Download (5MB)| Preview


A recent paper identified a series of alternative cyclisation pathways of aryl radicals that resulted from electron transfer to various tethered haloarene–acetylarene substrates, in either benzene or DMSO as solvent. The electron transfer occurred from one of two enolates that were formed in the presence of KOtBu: either the enolate of the acetylarene, within the haloarene–acetylarene substrate, or the enolate 7 of the N,N’-dipropyl diketopiperazine (DKP) additive 6. This paper uses contemporary computational methods to determine the reaction pathways involved; depending on the substrate, the aryl radical underwent (i) SRN1 onto the enolate anion of the acetylarene, (ii) aryl-aryl bond formation, (iii) tandem hydrogen atom abstraction followed by SRN1 cyclisation and even (iv) ArC-N cleavage. The influence of the solvent was investigated.

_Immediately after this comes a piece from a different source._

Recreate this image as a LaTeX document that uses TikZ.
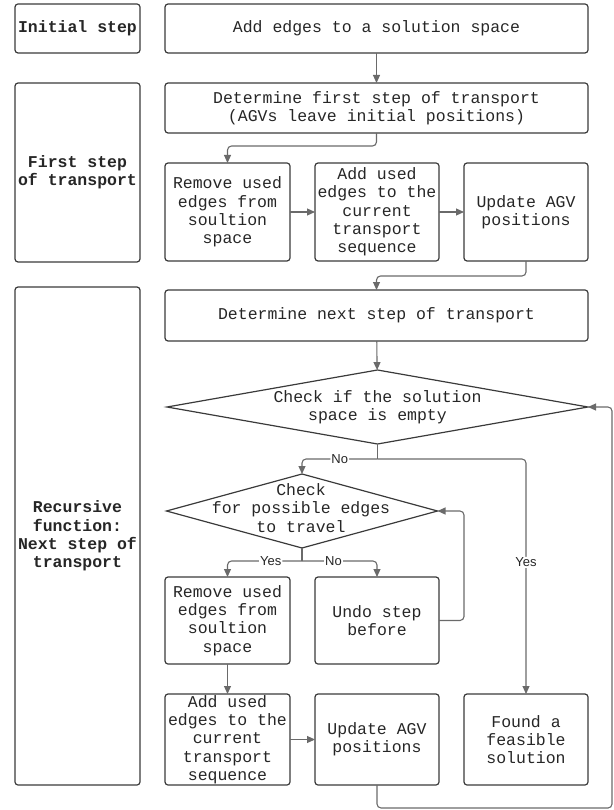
\documentclass[tikz,border=0pt]{standalone}
\usepackage{fontspec}
\newfontfamily\monofont{Liberation Mono}
\newfontfamily\lblfont{Liberation Sans}
\usetikzlibrary{shapes.geometric,arrows.meta}
\definecolor{boxline}{HTML}{3A3A3A}
\definecolor{arrline}{HTML}{6A6A6A}
\begin{document}
\begin{tikzpicture}[x=1pt, y=-1pt,
    box/.style={draw=boxline, line width=1.2pt, rounded corners=3pt, align=center,
        inner sep=0pt, outer sep=0pt, text=black!85,
        font=\monofont\fontsize{16.5}{18.3}\selectfont},
    phase/.style={box, font=\monofont\bfseries\fontsize{16.5}{18.3}\selectfont, minimum width=125},
    decision/.style={draw=boxline, line width=1.2pt, diamond, inner sep=0pt, outer sep=0pt},
    dtext/.style={align=center, text=black!85, font=\monofont\fontsize{16.5}{18.3}\selectfont},
    arr/.style={draw=arrline, line width=1.1pt, rounded corners=4pt,
        -{Triangle[length=8pt,width=7pt]}},
    lbl/.style={fill=white, inner sep=1pt, text=black!85, font=\lblfont\fontsize{13}{15}\selectfont}]
    \useasboundingbox (0,0) rectangle (613,810);

    % Phasen links
    \node[phase, minimum height=49] (initlbl) at (77.5,28.5) {Initial step};
    \node[phase, minimum height=179] (firstlbl) at (77.5,172.5) {First step\\of transport};
    \node[phase, minimum height=498] (reclbl) at (77.5,536) {Recursive\\function:\\Next step of\\transport};

    % Initialer Schritt
    \node[box, minimum width=423, minimum height=49] (addedges) at (376.5,28.5) {Add edges to a solution space};

    % Erster Transportschritt
    \node[box, minimum width=423, minimum height=50] (detfirst) at (376.5,108)
        {Determine first step of transport\\(AGVs leave initial positions)};
    \node[box, minimum width=125, minimum height=98] (remove1) at (227.5,212)
        {Remove used\\edges from\\soultion\\space};
    \node[box, minimum width=124, minimum height=98] (addused1) at (377,212)
        {Add used\\edges to the\\current\\transport\\sequence};
    \node[box, minimum width=124, minimum height=98] (update1) at (526,212)
        {Update AGV\\positions};

    % Rekursive Funktion
    \node[box, minimum width=423, minimum height=51] (detnext) at (376.5,315.5)
        {Determine next step of transport};
    \node[decision, minimum width=421, minimum height=74] (check1) at (377.5,407) {};
    \node[dtext] (check1txt) at (check1) {Check if the solution\\space is empty};
    \node[decision, minimum width=271, minimum height=74] (check2) at (302,511) {};
    \node[dtext] (check2txt) at (301,508) {Check\\for possible edges\\to travel};
    \node[box, minimum width=125, minimum height=87] (remove2) at (227.5,620.5)
        {Remove used\\edges from\\soultion\\space};
    \node[box, minimum width=124, minimum height=87] (undo) at (377,620.5)
        {Undo step\\before};
    \node[box, minimum width=125, minimum height=91] (addused2) at (227.5,739.5)
        {Add used\\edges to the\\current\\transport\\sequence};
    \node[box, minimum width=124, minimum height=91] (update2) at (377,739.5)
        {Update AGV\\positions};
    \node[box, minimum width=124, minimum height=91] (found) at (526,739.5)
        {Found a\\feasible\\solution};

    % Verbindungen
    \draw[arr] (addedges) -- (detfirst);
    \draw[arr] (detfirst.south) -- ++(0,13) -| (remove1.north);
    \draw[arr] (remove1) -- (addused1);
    \draw[arr] (addused1) -- (update1);
    \draw[arr] (update1.south) -- ++(0,15) -| (detnext.north);
    \draw[arr] (detnext) -- (check1);

    \coordinate (split1) at ([yshift=-15pt]check1.south);
    \draw[arr, -] (check1.south) -- (split1);
    \draw[arr] (split1) -| node[lbl, pos=0.25] {No} (check2.north);
    \draw[arr] (split1) -| node[lbl, pos=0.72] {Yes} (found.north);

    \coordinate (split2) at ([yshift=-13pt]check2.south);
    \draw[arr, -] (check2.south) -- (split2);
    \draw[arr] (split2) -| node[lbl, pos=0.21] {Yes} (remove2.north);
    \draw[arr] (split2) -| node[lbl, pos=0.21] {No} (undo.north);
    \draw[arr] (undo.east) -- ++(25,0) |- (check2.east);

    \draw[arr] (remove2) -- (addused2);
    \draw[arr] (addused2) -- (update2);
    \coordinate (loopback) at (612,407);
    \draw[arr] (update2.south) -- ++(0,23) -| (loopback) -- (check1.east);
\end{tikzpicture}
\end{document}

In this paper it is shown that the solvent influences which reactive species are present in the reaction mixture, and whether each species acts as an electron donor or an electron acceptor in the radical initiation or propagation steps. The main initiation step is a single electron transfer from the enolate anion 7 of the DKP additive in benzene, but in DMSO the initiation can occur from the enolate anion of the substrate itself. Using computational techniques a deeper understanding of the radical pathways involved has been obtained, which shows how we can use solvent to preferentially access products arising from either SRN1 or aryl-aryl bond formation pathways.